Required task. Retype the stretch of lines that starts at the line containing "What Plotly code" and ends at the line containing "import plotly.graph_objects as go", inclusive. Do not include pictures.

Provided records.
[Begin]
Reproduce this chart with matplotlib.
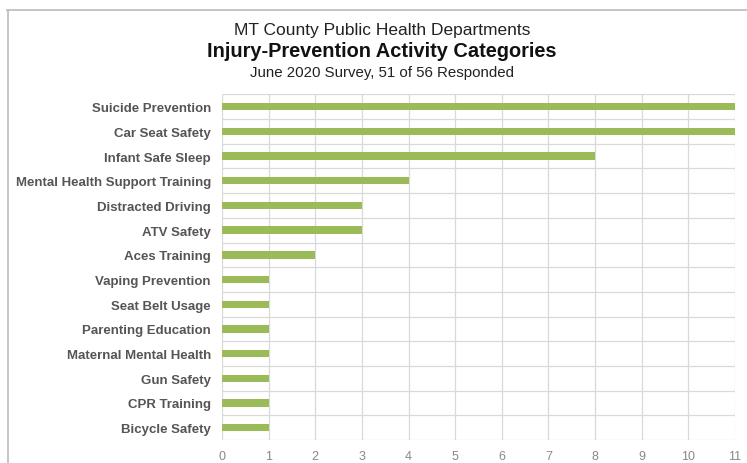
[End]
[Begin]
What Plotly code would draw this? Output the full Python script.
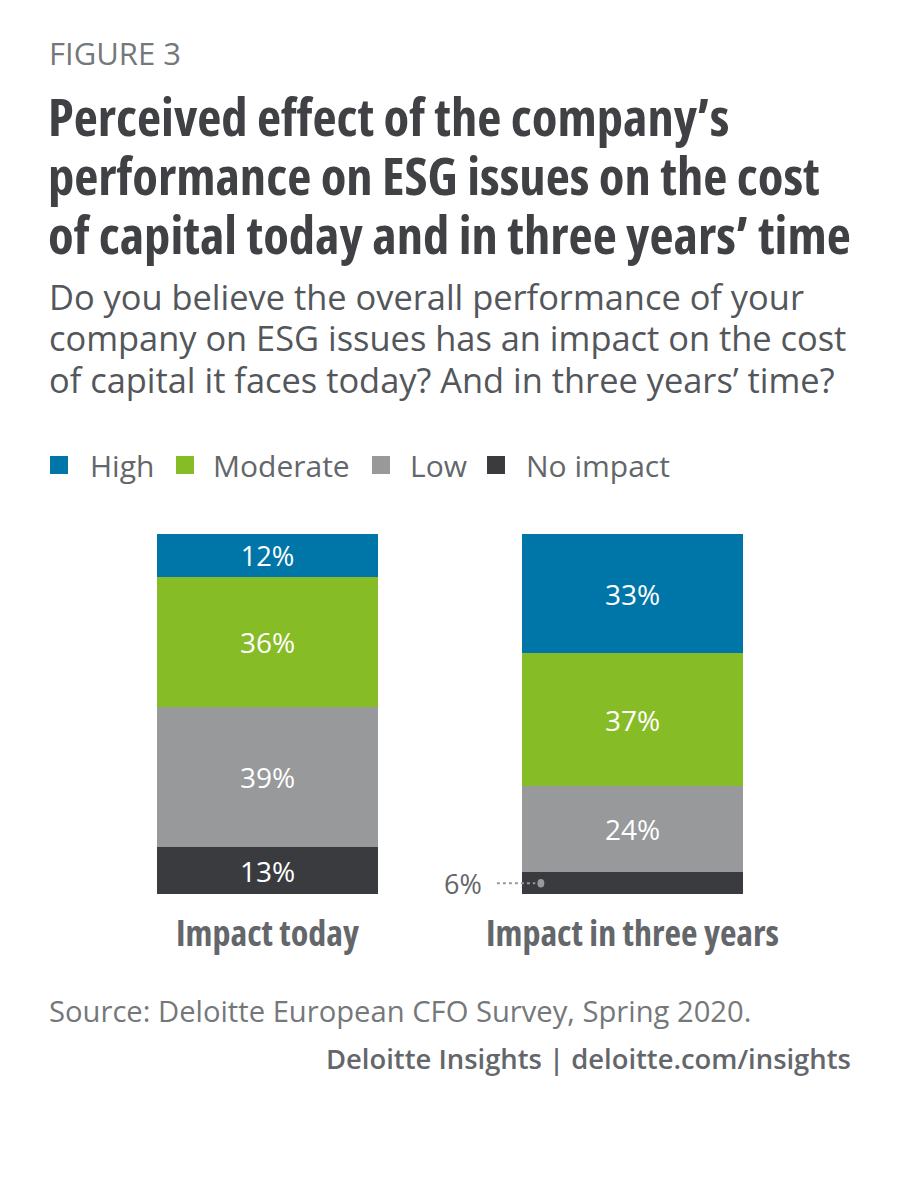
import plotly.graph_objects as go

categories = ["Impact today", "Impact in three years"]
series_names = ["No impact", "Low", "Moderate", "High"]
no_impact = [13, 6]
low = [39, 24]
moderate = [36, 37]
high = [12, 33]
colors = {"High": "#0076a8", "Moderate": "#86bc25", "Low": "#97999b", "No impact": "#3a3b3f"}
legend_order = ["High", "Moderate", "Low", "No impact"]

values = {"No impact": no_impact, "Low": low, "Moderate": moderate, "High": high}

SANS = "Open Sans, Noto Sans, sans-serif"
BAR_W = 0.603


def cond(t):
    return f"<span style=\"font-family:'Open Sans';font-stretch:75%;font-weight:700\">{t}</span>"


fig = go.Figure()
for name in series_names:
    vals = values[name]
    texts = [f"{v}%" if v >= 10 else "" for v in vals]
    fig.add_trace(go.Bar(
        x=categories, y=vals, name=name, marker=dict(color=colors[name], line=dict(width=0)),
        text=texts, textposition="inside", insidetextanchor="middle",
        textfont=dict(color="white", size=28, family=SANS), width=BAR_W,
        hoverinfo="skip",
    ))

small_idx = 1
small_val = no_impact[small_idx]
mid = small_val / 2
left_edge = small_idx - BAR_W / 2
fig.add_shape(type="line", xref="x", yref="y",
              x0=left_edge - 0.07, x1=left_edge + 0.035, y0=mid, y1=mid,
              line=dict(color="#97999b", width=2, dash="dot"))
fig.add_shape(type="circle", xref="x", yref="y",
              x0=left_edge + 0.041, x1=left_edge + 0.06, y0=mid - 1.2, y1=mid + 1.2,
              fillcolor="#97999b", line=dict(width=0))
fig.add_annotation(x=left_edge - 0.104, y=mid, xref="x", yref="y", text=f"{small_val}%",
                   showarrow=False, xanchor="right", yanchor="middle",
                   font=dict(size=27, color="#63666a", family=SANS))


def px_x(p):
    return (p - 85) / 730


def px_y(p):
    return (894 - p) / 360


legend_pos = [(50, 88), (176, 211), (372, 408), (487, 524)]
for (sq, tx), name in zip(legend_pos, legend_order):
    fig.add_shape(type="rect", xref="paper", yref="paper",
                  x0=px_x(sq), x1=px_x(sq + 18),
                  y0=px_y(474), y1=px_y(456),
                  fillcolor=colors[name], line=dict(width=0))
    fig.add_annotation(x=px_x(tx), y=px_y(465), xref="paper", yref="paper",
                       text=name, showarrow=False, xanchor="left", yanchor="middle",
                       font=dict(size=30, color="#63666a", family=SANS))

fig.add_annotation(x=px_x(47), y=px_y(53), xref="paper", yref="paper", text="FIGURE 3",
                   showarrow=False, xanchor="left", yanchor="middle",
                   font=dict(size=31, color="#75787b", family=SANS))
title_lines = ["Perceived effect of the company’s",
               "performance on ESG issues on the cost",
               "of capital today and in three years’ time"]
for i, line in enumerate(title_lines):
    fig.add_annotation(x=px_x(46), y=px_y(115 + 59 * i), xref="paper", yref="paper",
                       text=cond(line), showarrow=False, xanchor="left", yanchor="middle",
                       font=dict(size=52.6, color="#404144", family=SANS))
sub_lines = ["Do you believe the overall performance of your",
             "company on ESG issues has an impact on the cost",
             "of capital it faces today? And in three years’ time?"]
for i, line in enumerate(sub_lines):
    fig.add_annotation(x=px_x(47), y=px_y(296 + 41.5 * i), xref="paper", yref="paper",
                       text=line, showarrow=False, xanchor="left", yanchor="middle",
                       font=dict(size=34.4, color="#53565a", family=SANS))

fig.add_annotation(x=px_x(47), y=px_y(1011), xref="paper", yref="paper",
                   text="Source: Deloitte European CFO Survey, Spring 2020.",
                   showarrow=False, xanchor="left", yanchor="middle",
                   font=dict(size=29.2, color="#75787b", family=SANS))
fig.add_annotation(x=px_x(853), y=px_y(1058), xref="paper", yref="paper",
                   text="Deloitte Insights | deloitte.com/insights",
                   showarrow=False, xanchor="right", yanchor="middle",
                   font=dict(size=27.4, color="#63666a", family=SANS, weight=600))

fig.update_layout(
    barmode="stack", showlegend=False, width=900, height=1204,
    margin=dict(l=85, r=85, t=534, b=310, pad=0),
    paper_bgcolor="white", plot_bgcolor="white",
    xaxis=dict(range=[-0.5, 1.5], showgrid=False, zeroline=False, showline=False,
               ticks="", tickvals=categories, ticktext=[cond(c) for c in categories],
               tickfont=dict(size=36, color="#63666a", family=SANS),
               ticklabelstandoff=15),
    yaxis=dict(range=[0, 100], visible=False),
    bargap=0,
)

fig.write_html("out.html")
[End]
[Begin]
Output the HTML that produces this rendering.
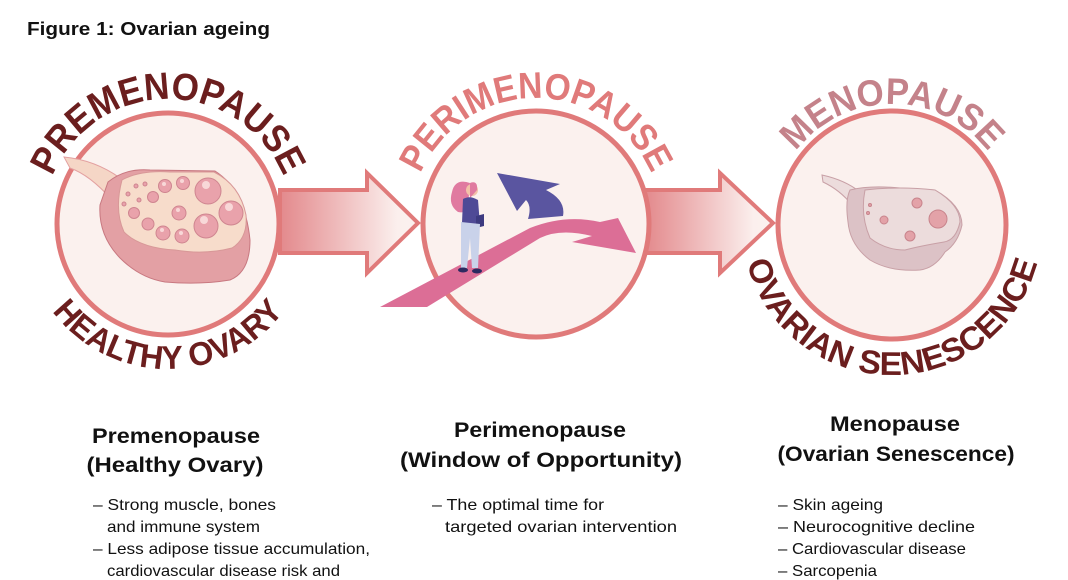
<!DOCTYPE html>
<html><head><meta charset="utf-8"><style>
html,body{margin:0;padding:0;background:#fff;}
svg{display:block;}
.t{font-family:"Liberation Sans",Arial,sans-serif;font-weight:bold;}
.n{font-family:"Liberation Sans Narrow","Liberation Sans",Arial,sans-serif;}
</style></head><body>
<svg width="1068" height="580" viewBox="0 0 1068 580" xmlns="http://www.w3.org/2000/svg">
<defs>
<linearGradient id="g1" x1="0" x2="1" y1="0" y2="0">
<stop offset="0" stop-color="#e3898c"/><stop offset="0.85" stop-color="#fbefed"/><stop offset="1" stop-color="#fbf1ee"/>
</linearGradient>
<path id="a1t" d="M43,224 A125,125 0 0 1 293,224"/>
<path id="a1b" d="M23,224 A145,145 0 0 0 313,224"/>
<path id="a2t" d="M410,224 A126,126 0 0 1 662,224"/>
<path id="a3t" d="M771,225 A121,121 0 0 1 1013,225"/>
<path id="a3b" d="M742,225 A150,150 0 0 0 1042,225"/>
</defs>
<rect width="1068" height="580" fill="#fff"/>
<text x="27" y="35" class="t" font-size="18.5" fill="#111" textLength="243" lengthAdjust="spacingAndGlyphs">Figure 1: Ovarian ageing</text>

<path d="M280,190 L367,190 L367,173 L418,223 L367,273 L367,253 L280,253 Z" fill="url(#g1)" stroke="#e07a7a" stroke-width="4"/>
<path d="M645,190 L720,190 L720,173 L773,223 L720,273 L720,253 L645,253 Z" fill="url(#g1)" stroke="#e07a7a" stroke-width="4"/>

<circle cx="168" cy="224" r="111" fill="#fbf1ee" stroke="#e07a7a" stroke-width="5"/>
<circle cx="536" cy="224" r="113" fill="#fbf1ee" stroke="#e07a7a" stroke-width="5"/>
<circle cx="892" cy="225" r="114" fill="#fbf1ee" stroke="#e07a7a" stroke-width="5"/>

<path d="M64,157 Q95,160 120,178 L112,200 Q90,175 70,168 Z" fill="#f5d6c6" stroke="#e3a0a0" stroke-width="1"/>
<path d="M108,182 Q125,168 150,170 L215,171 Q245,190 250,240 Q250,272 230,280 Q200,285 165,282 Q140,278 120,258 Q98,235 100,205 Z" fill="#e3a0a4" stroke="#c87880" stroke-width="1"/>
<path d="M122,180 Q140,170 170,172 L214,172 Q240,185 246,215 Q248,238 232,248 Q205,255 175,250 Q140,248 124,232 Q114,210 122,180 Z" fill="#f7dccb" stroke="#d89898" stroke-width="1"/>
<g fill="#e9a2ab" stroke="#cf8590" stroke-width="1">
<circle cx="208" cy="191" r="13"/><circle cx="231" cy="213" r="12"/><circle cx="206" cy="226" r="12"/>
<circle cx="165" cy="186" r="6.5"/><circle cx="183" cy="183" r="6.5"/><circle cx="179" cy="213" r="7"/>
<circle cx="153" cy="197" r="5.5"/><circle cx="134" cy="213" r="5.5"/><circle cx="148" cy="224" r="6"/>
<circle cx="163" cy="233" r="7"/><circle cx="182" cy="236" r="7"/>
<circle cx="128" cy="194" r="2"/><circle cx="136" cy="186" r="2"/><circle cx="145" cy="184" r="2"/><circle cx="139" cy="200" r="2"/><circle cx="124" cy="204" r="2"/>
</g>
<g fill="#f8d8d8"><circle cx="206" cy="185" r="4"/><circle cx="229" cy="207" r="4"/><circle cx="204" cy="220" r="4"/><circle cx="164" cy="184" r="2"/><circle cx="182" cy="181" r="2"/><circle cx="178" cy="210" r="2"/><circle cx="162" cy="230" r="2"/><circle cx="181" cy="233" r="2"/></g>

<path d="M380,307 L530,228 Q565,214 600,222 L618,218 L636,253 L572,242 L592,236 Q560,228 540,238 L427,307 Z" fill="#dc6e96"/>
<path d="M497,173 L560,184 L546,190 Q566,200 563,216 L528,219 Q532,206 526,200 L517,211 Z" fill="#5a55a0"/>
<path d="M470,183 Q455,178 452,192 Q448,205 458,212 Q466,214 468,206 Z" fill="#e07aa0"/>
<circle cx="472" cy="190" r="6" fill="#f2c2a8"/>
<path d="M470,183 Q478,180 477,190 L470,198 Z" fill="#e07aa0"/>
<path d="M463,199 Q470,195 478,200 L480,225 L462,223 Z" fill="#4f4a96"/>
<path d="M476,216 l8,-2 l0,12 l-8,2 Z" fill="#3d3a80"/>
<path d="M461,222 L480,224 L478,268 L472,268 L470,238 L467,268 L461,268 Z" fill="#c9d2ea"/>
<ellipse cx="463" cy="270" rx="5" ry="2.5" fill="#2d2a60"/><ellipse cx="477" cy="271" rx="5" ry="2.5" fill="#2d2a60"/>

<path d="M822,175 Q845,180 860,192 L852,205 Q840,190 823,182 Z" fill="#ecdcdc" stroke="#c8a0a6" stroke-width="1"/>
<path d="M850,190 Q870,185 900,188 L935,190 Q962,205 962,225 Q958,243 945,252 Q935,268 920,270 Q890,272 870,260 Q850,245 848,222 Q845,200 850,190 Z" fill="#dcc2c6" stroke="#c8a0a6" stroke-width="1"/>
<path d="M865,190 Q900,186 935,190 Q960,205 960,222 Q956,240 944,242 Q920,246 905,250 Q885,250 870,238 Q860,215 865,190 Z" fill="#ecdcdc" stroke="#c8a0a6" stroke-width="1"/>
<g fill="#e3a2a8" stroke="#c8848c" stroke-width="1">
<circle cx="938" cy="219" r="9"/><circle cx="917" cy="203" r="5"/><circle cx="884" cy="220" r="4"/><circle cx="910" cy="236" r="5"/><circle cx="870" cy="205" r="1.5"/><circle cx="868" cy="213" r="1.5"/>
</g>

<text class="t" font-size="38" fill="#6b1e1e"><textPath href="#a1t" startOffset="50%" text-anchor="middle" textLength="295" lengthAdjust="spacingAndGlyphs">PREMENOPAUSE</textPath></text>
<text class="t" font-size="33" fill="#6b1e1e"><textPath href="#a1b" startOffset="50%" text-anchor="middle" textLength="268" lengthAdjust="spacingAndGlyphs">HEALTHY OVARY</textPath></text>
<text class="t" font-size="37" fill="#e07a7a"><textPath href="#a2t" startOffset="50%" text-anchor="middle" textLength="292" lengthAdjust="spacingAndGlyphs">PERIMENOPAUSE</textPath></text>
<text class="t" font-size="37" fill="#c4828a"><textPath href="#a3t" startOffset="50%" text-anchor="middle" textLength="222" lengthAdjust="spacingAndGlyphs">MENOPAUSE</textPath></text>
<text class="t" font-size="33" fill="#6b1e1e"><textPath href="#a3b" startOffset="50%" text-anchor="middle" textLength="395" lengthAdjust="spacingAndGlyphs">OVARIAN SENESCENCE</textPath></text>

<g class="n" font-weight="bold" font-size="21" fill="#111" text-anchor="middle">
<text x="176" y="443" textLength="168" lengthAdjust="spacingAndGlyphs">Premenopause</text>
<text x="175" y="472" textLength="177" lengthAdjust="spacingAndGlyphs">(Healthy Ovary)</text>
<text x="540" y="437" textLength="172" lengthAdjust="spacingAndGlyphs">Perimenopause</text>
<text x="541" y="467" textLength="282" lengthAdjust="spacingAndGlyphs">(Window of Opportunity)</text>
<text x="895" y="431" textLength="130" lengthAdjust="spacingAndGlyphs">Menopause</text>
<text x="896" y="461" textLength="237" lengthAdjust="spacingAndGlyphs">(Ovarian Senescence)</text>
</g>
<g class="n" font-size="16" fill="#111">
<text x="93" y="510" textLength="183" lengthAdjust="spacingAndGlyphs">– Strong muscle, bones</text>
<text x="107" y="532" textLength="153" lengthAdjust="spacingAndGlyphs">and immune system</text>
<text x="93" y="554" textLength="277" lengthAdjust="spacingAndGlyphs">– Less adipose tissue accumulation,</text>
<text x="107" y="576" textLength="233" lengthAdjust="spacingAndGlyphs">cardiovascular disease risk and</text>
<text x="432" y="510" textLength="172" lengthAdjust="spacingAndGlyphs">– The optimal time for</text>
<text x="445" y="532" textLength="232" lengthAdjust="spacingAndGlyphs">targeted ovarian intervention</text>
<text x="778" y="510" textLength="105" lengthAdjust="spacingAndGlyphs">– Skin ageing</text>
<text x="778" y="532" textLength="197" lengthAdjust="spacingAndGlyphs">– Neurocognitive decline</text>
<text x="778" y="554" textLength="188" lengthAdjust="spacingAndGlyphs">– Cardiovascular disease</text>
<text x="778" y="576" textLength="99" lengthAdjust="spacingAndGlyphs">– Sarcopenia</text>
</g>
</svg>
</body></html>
[End]
Response.
What Plotly code would draw this? Output the full Python script.
import plotly.graph_objects as go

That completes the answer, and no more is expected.